:: Instructions for the task ::
Would you retype, exactly and without the pictures, the lines between the line holding "Write a Python" and the line holding "import plotly.graph_objects as go", inclusive, and nothing else?

:: Data to process ::
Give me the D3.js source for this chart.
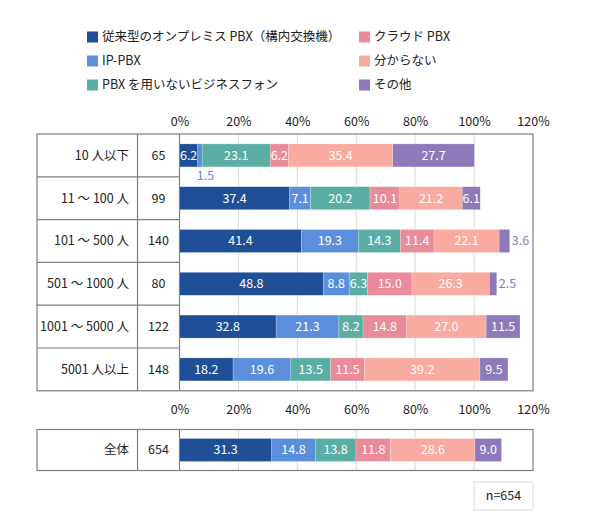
...
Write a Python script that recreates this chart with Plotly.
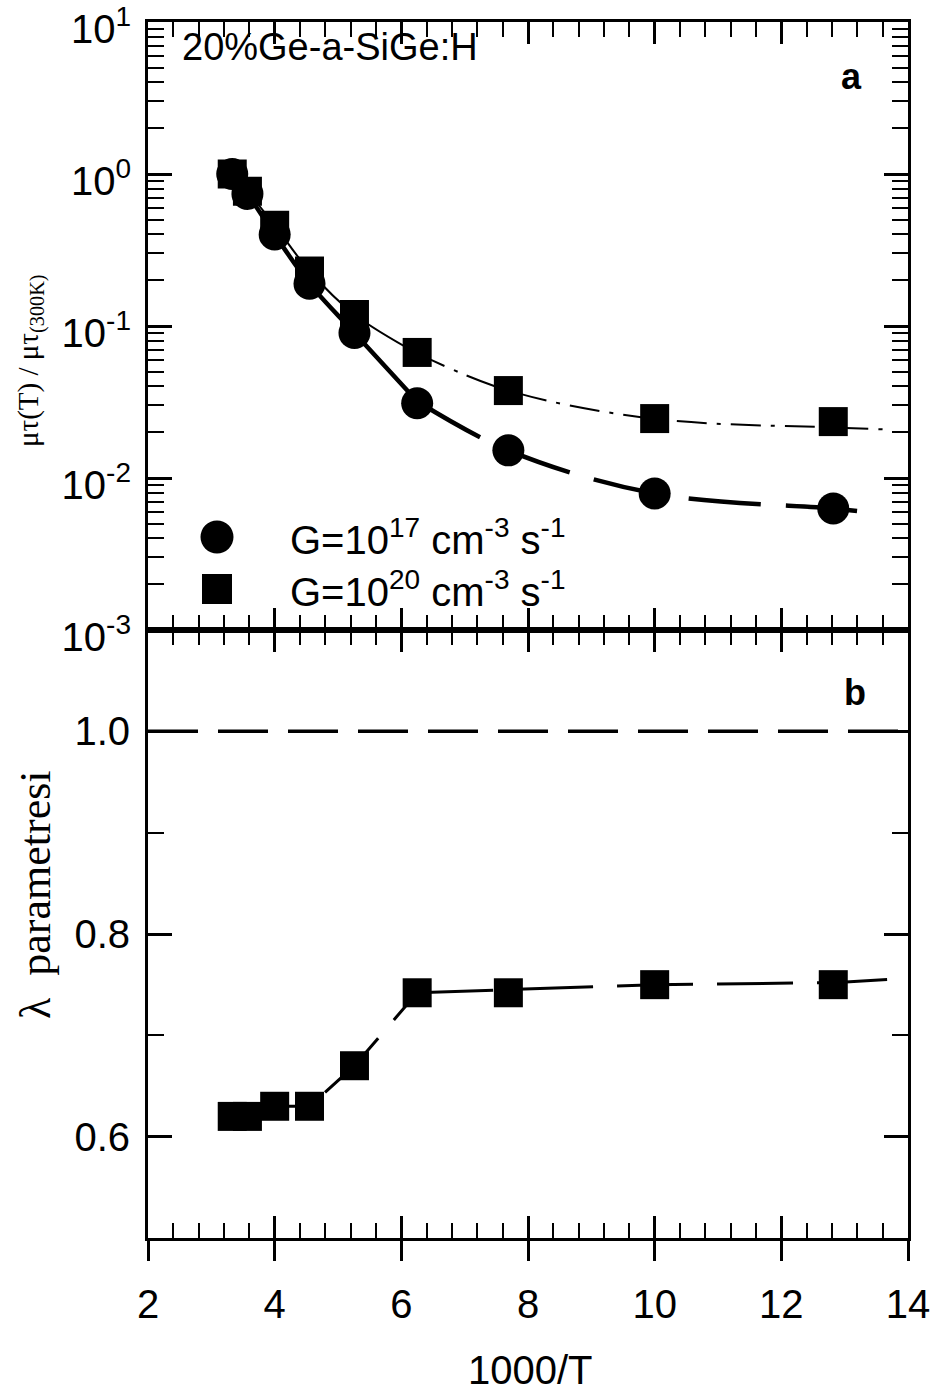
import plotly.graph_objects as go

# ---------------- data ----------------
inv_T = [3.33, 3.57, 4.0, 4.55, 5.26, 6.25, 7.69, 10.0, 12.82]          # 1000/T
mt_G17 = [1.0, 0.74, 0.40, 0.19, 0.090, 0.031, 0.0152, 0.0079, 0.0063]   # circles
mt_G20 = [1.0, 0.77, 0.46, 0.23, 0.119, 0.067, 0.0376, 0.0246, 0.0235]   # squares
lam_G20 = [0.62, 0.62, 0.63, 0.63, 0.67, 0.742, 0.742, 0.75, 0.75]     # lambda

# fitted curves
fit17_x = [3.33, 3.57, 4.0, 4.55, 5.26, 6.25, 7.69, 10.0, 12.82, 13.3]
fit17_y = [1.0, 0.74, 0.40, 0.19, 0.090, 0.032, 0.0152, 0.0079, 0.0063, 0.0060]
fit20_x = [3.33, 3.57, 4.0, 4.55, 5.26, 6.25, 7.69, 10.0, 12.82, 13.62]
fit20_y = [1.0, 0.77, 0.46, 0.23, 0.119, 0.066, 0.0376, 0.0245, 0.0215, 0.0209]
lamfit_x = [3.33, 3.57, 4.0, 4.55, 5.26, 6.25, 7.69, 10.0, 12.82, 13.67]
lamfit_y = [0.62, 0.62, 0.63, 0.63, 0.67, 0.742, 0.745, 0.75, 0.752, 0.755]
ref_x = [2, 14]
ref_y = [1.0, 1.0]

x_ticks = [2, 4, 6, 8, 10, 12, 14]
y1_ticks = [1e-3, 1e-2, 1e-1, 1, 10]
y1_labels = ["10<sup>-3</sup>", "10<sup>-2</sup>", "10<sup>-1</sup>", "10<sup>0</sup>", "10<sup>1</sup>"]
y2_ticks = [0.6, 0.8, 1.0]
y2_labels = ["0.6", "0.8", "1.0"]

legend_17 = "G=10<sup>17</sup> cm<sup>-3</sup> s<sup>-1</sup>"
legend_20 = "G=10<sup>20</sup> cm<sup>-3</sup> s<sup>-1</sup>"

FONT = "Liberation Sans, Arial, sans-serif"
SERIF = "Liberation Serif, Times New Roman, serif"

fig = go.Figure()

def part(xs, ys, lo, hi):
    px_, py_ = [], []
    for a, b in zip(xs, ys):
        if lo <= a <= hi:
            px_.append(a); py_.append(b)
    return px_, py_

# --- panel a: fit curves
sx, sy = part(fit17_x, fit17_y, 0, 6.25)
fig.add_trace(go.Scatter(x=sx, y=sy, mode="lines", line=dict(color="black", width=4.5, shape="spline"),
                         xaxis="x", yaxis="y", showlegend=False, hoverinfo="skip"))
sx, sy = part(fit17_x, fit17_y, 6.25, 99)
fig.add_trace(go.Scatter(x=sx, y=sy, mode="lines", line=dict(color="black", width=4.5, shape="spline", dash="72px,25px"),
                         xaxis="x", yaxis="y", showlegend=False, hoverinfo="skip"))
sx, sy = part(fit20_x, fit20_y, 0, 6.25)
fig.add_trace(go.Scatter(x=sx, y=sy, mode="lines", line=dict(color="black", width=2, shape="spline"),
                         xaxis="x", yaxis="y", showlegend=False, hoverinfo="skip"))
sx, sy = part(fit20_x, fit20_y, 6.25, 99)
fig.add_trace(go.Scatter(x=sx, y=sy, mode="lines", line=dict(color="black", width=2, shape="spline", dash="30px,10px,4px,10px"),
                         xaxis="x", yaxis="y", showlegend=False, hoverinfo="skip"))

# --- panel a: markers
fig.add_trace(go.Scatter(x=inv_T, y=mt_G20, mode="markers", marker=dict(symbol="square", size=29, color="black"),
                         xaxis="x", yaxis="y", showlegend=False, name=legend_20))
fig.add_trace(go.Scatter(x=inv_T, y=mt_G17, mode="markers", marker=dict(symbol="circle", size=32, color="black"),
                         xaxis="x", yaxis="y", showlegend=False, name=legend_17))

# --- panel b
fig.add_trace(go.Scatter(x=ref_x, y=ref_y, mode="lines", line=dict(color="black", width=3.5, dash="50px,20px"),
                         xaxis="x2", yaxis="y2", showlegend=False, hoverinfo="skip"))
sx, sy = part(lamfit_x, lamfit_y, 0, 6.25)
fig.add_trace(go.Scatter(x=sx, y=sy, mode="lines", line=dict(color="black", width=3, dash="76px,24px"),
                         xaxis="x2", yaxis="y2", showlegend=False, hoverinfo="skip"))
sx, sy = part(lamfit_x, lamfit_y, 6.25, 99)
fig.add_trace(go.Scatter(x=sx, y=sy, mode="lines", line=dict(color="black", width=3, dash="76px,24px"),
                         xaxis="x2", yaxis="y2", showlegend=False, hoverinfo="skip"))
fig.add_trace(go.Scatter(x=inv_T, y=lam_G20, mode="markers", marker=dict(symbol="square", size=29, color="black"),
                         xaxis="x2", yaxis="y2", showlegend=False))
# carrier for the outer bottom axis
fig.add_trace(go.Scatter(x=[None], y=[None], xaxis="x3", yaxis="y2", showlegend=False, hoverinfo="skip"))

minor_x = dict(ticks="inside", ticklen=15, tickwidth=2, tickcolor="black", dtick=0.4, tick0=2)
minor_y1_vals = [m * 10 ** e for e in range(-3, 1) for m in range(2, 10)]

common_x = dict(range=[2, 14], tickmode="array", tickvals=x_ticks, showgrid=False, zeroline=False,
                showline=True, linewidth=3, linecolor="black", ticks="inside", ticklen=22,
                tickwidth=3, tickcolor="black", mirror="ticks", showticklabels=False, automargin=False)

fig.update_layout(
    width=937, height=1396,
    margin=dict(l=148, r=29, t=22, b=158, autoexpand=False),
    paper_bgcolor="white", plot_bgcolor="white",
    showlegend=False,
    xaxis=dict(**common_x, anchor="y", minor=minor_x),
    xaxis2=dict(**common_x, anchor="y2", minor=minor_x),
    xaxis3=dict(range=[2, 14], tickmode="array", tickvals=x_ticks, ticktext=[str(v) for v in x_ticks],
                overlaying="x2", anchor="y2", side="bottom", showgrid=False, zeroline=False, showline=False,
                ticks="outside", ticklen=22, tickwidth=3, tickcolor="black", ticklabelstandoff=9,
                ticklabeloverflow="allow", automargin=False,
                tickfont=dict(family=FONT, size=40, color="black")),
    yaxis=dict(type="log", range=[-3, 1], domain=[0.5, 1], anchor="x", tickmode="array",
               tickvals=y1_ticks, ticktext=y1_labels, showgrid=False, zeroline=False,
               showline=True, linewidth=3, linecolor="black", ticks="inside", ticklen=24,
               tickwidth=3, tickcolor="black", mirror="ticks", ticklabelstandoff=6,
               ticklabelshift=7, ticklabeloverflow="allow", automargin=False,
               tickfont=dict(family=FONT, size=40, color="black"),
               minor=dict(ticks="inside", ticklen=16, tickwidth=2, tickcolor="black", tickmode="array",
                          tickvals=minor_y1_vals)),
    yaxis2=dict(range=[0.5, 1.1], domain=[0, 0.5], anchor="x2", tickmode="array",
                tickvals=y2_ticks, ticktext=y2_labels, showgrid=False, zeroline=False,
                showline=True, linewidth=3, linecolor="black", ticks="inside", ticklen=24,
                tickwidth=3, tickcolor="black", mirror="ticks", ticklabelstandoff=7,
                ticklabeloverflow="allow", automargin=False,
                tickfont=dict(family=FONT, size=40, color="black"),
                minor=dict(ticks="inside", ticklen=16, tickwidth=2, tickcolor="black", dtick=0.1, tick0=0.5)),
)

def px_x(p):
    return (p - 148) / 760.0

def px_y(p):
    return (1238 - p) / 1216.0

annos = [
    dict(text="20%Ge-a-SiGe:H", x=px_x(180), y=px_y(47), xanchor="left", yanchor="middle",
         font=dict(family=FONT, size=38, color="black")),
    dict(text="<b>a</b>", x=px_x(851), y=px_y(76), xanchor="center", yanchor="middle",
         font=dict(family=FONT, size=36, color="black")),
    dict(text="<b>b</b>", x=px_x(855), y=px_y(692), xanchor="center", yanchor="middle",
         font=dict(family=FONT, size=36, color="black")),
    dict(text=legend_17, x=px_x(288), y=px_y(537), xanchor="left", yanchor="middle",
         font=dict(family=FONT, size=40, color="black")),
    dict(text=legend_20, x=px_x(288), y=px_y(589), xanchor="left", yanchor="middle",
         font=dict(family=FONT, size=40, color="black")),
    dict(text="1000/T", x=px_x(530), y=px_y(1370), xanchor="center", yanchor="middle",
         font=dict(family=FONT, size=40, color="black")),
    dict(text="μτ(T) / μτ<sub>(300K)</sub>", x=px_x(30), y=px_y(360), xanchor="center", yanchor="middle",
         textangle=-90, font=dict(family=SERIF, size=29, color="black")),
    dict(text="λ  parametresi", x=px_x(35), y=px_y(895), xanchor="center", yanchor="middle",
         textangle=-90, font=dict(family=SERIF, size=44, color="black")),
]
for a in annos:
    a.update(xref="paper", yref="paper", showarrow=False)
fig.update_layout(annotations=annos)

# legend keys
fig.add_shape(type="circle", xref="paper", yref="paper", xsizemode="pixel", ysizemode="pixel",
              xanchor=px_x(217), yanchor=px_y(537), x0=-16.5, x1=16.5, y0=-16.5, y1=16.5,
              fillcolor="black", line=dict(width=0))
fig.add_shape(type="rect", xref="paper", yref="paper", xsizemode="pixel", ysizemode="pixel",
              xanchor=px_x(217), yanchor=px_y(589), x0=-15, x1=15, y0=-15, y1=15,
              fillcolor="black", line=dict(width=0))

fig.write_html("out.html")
* * *
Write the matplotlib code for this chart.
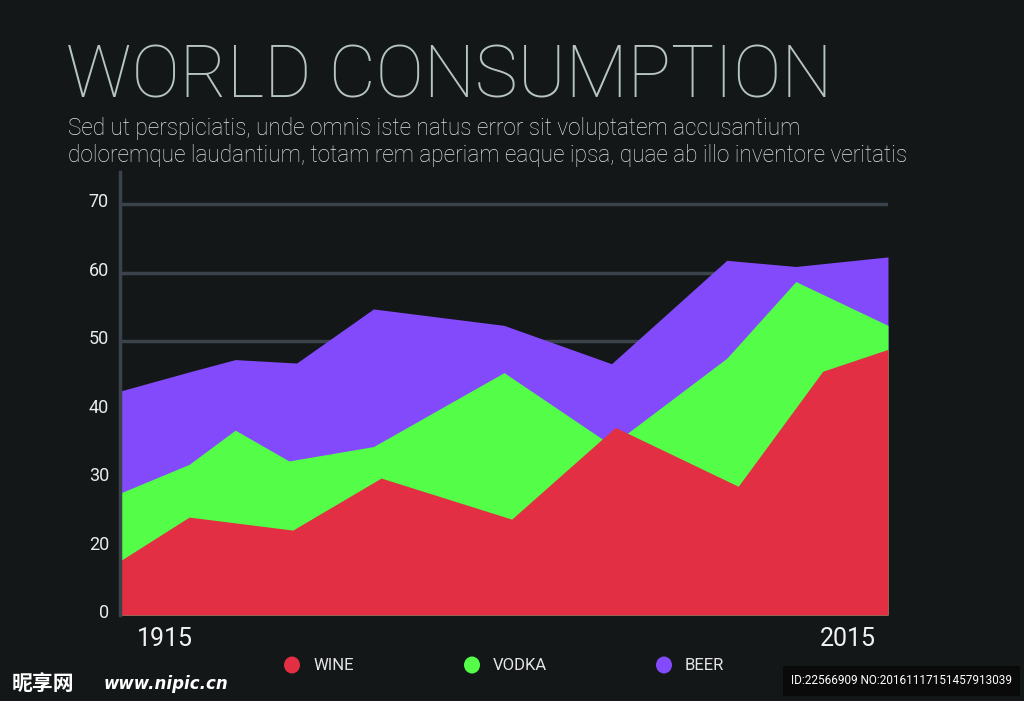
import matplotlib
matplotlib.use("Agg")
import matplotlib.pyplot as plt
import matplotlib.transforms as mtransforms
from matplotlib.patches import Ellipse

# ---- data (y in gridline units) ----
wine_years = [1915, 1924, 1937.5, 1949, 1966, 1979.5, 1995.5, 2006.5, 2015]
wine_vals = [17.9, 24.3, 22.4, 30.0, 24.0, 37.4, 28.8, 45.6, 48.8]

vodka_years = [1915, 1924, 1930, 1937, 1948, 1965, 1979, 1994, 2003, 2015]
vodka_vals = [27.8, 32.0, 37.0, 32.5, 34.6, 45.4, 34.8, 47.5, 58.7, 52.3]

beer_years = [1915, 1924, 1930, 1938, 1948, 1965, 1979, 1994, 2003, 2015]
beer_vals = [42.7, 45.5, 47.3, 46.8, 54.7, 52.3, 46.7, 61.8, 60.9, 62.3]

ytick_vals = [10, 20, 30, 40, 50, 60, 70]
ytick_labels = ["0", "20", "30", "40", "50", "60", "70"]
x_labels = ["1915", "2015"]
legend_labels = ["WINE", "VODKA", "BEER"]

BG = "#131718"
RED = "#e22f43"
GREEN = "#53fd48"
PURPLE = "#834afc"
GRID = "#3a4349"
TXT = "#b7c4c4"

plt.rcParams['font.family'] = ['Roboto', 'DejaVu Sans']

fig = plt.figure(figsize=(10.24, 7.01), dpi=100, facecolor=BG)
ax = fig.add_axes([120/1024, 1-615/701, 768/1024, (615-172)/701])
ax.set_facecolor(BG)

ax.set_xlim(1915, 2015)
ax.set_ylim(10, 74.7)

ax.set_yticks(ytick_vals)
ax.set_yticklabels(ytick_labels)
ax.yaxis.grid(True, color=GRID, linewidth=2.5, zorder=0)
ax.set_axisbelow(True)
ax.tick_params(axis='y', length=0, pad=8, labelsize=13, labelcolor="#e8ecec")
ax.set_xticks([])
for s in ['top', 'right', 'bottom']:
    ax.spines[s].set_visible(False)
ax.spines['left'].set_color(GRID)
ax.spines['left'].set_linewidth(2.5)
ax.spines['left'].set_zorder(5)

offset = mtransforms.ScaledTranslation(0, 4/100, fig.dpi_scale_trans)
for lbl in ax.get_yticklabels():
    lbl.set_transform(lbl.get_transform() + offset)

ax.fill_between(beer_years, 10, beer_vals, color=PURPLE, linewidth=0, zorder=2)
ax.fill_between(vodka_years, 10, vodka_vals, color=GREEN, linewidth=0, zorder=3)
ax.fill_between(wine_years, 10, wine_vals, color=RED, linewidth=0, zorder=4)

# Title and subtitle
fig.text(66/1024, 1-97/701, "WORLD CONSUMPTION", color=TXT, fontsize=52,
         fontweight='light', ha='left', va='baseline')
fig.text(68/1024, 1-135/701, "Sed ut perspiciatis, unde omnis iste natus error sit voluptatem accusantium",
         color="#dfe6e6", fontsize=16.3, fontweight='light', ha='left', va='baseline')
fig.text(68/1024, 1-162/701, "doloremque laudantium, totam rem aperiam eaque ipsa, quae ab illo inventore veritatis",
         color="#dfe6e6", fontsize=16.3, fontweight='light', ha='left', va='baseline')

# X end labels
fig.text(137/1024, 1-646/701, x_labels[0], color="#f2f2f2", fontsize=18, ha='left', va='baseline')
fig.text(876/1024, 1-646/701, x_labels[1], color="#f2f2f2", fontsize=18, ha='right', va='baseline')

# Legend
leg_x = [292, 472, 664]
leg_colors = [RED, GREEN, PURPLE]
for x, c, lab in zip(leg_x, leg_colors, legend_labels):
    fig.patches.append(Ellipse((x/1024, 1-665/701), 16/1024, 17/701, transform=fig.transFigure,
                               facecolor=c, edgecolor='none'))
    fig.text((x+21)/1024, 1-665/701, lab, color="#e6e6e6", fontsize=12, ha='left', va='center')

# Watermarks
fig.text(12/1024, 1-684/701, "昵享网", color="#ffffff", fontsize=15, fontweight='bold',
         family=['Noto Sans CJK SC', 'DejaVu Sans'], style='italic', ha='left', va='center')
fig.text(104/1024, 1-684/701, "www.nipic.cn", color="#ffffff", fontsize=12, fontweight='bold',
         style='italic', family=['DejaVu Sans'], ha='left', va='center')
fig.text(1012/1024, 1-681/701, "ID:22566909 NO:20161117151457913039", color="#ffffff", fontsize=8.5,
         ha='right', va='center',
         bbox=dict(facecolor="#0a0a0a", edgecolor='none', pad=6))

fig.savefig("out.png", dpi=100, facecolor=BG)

:: Worked answer ::
Write a Python script that recreates this chart with Plotly.
import plotly.graph_objects as go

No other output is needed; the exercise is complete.